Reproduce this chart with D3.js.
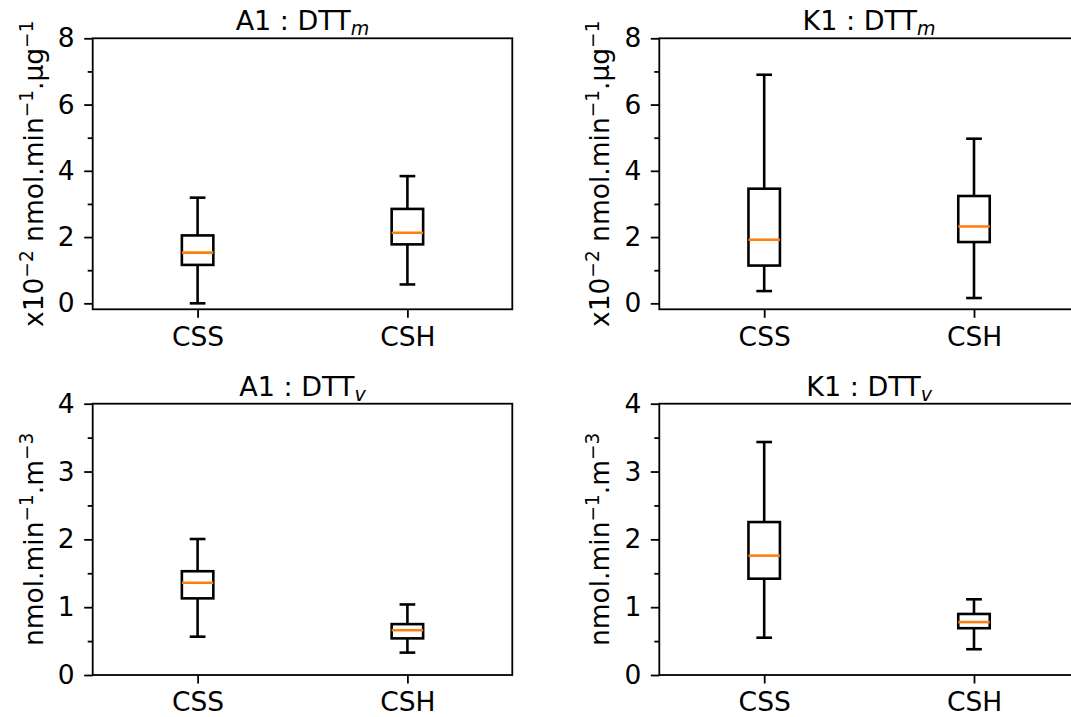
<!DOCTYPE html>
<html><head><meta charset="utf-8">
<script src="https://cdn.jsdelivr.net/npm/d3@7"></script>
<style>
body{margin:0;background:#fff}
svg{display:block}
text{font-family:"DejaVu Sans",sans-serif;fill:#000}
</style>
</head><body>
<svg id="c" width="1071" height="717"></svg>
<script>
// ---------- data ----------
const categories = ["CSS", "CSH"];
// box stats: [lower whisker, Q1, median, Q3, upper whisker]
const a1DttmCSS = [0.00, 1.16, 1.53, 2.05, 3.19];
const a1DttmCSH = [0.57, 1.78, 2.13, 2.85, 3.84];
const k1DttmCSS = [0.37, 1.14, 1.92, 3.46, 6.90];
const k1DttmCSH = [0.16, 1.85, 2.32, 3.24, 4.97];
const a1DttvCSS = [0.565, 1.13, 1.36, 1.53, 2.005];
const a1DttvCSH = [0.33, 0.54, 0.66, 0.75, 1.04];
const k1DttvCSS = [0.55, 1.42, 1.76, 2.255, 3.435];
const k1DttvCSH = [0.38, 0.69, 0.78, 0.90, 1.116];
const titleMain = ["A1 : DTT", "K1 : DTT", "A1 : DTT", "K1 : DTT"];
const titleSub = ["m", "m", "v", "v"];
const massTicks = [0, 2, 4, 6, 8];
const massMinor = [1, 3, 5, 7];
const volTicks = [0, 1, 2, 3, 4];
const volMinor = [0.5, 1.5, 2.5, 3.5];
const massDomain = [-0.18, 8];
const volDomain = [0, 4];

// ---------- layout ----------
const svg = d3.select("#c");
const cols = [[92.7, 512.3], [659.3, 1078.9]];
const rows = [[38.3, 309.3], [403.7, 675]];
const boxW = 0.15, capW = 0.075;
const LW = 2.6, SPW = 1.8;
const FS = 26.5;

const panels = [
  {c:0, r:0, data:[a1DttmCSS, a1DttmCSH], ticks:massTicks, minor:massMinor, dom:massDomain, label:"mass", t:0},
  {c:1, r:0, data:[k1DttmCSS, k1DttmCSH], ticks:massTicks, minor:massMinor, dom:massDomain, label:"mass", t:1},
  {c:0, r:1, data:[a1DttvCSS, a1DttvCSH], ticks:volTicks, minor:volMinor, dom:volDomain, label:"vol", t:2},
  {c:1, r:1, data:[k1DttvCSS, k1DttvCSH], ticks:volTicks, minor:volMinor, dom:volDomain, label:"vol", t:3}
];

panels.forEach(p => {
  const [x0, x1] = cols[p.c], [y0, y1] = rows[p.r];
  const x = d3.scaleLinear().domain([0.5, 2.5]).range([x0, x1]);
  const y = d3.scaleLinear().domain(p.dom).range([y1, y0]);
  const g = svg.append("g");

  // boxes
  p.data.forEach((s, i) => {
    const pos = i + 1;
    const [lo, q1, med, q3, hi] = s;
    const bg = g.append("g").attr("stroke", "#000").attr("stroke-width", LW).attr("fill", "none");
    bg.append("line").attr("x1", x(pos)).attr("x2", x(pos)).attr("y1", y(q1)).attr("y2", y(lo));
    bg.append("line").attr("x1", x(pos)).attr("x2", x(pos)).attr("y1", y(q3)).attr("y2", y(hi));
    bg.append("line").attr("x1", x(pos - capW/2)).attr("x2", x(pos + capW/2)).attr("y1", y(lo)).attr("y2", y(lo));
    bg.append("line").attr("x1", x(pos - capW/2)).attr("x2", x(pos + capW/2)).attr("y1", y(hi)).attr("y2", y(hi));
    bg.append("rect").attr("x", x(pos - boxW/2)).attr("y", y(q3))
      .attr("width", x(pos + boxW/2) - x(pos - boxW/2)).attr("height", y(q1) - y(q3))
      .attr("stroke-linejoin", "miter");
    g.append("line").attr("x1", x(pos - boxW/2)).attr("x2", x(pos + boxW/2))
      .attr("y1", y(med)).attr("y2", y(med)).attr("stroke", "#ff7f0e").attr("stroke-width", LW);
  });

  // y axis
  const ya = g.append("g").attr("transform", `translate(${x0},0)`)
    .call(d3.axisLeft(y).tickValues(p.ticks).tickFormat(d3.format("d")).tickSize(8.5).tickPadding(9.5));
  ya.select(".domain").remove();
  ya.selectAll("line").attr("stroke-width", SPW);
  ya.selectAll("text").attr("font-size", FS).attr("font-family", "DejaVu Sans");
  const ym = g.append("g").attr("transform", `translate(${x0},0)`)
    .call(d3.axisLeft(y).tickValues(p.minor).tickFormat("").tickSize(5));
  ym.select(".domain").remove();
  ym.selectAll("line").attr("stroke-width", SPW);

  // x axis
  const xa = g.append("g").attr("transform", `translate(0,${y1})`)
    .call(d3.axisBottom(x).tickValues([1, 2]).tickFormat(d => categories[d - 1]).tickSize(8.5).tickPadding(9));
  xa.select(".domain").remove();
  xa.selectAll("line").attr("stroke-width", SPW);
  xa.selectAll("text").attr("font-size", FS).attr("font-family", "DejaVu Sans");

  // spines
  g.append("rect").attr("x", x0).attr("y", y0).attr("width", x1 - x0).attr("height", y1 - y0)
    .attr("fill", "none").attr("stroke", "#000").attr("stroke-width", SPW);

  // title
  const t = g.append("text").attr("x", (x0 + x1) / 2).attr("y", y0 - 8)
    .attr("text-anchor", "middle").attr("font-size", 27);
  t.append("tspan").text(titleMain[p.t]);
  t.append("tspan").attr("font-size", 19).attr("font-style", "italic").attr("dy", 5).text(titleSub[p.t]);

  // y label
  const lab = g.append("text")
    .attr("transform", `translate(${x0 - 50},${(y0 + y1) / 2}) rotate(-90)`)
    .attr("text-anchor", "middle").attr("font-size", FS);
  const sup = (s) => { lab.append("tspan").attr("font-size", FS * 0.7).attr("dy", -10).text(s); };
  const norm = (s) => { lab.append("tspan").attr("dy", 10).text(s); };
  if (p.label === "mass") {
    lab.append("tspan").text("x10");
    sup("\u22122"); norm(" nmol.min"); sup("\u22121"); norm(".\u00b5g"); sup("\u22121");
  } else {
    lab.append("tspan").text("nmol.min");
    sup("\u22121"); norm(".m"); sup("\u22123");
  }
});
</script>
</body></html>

--------------------------------

Written instruction:
Copy out the whole listing exactly, and don't carry over any pictures.

Final result:
Reproduce this chart with D3.js.
<!DOCTYPE html>
<html><head><meta charset="utf-8">
<script src="https://cdn.jsdelivr.net/npm/d3@7"></script>
<style>
body{margin:0;background:#fff}
svg{display:block}
text{font-family:"DejaVu Sans",sans-serif;fill:#000}
</style>
</head><body>
<svg id="c" width="1071" height="717"></svg>
<script>
// ---------- data ----------
const categories = ["CSS", "CSH"];
// box stats: [lower whisker, Q1, median, Q3, upper whisker]
const a1DttmCSS = [0.00, 1.16, 1.53, 2.05, 3.19];
const a1DttmCSH = [0.57, 1.78, 2.13, 2.85, 3.84];
const k1DttmCSS = [0.37, 1.14, 1.92, 3.46, 6.90];
const k1DttmCSH = [0.16, 1.85, 2.32, 3.24, 4.97];
const a1DttvCSS = [0.565, 1.13, 1.36, 1.53, 2.005];
const a1DttvCSH = [0.33, 0.54, 0.66, 0.75, 1.04];
const k1DttvCSS = [0.55, 1.42, 1.76, 2.255, 3.435];
const k1DttvCSH = [0.38, 0.69, 0.78, 0.90, 1.116];
const titleMain = ["A1 : DTT", "K1 : DTT", "A1 : DTT", "K1 : DTT"];
const titleSub = ["m", "m", "v", "v"];
const massTicks = [0, 2, 4, 6, 8];
const massMinor = [1, 3, 5, 7];
const volTicks = [0, 1, 2, 3, 4];
const volMinor = [0.5, 1.5, 2.5, 3.5];
const massDomain = [-0.18, 8];
const volDomain = [0, 4];

// ---------- layout ----------
const svg = d3.select("#c");
const cols = [[92.7, 512.3], [659.3, 1078.9]];
const rows = [[38.3, 309.3], [403.7, 675]];
const boxW = 0.15, capW = 0.075;
const LW = 2.6, SPW = 1.8;
const FS = 26.5;

const panels = [
  {c:0, r:0, data:[a1DttmCSS, a1DttmCSH], ticks:massTicks, minor:massMinor, dom:massDomain, label:"mass", t:0},
  {c:1, r:0, data:[k1DttmCSS, k1DttmCSH], ticks:massTicks, minor:massMinor, dom:massDomain, label:"mass", t:1},
  {c:0, r:1, data:[a1DttvCSS, a1DttvCSH], ticks:volTicks, minor:volMinor, dom:volDomain, label:"vol", t:2},
  {c:1, r:1, data:[k1DttvCSS, k1DttvCSH], ticks:volTicks, minor:volMinor, dom:volDomain, label:"vol", t:3}
];

panels.forEach(p => {
  const [x0, x1] = cols[p.c], [y0, y1] = rows[p.r];
  const x = d3.scaleLinear().domain([0.5, 2.5]).range([x0, x1]);
  const y = d3.scaleLinear().domain(p.dom).range([y1, y0]);
  const g = svg.append("g");

  // boxes
  p.data.forEach((s, i) => {
    const pos = i + 1;
    const [lo, q1, med, q3, hi] = s;
    const bg = g.append("g").attr("stroke", "#000").attr("stroke-width", LW).attr("fill", "none");
    bg.append("line").attr("x1", x(pos)).attr("x2", x(pos)).attr("y1", y(q1)).attr("y2", y(lo));
    bg.append("line").attr("x1", x(pos)).attr("x2", x(pos)).attr("y1", y(q3)).attr("y2", y(hi));
    bg.append("line").attr("x1", x(pos - capW/2)).attr("x2", x(pos + capW/2)).attr("y1", y(lo)).attr("y2", y(lo));
    bg.append("line").attr("x1", x(pos - capW/2)).attr("x2", x(pos + capW/2)).attr("y1", y(hi)).attr("y2", y(hi));
    bg.append("rect").attr("x", x(pos - boxW/2)).attr("y", y(q3))
      .attr("width", x(pos + boxW/2) - x(pos - boxW/2)).attr("height", y(q1) - y(q3))
      .attr("stroke-linejoin", "miter");
    g.append("line").attr("x1", x(pos - boxW/2)).attr("x2", x(pos + boxW/2))
      .attr("y1", y(med)).attr("y2", y(med)).attr("stroke", "#ff7f0e").attr("stroke-width", LW);
  });

  // y axis
  const ya = g.append("g").attr("transform", `translate(${x0},0)`)
    .call(d3.axisLeft(y).tickValues(p.ticks).tickFormat(d3.format("d")).tickSize(8.5).tickPadding(9.5));
  ya.select(".domain").remove();
  ya.selectAll("line").attr("stroke-width", SPW);
  ya.selectAll("text").attr("font-size", FS).attr("font-family", "DejaVu Sans");
  const ym = g.append("g").attr("transform", `translate(${x0},0)`)
    .call(d3.axisLeft(y).tickValues(p.minor).tickFormat("").tickSize(5));
  ym.select(".domain").remove();
  ym.selectAll("line").attr("stroke-width", SPW);

  // x axis
  const xa = g.append("g").attr("transform", `translate(0,${y1})`)
    .call(d3.axisBottom(x).tickValues([1, 2]).tickFormat(d => categories[d - 1]).tickSize(8.5).tickPadding(9));
  xa.select(".domain").remove();
  xa.selectAll("line").attr("stroke-width", SPW);
  xa.selectAll("text").attr("font-size", FS).attr("font-family", "DejaVu Sans");

  // spines
  g.append("rect").attr("x", x0).attr("y", y0).attr("width", x1 - x0).attr("height", y1 - y0)
    .attr("fill", "none").attr("stroke", "#000").attr("stroke-width", SPW);

  // title
  const t = g.append("text").attr("x", (x0 + x1) / 2).attr("y", y0 - 8)
    .attr("text-anchor", "middle").attr("font-size", 27);
  t.append("tspan").text(titleMain[p.t]);
  t.append("tspan").attr("font-size", 19).attr("font-style", "italic").attr("dy", 5).text(titleSub[p.t]);

  // y label
  const lab = g.append("text")
    .attr("transform", `translate(${x0 - 50},${(y0 + y1) / 2}) rotate(-90)`)
    .attr("text-anchor", "middle").attr("font-size", FS);
  const sup = (s) => { lab.append("tspan").attr("font-size", FS * 0.7).attr("dy", -10).text(s); };
  const norm = (s) => { lab.append("tspan").attr("dy", 10).text(s); };
  if (p.label === "mass") {
    lab.append("tspan").text("x10");
    sup("\u22122"); norm(" nmol.min"); sup("\u22121"); norm(".\u00b5g"); sup("\u22121");
  } else {
    lab.append("tspan").text("nmol.min");
    sup("\u22121"); norm(".m"); sup("\u22123");
  }
});
</script>
</body></html>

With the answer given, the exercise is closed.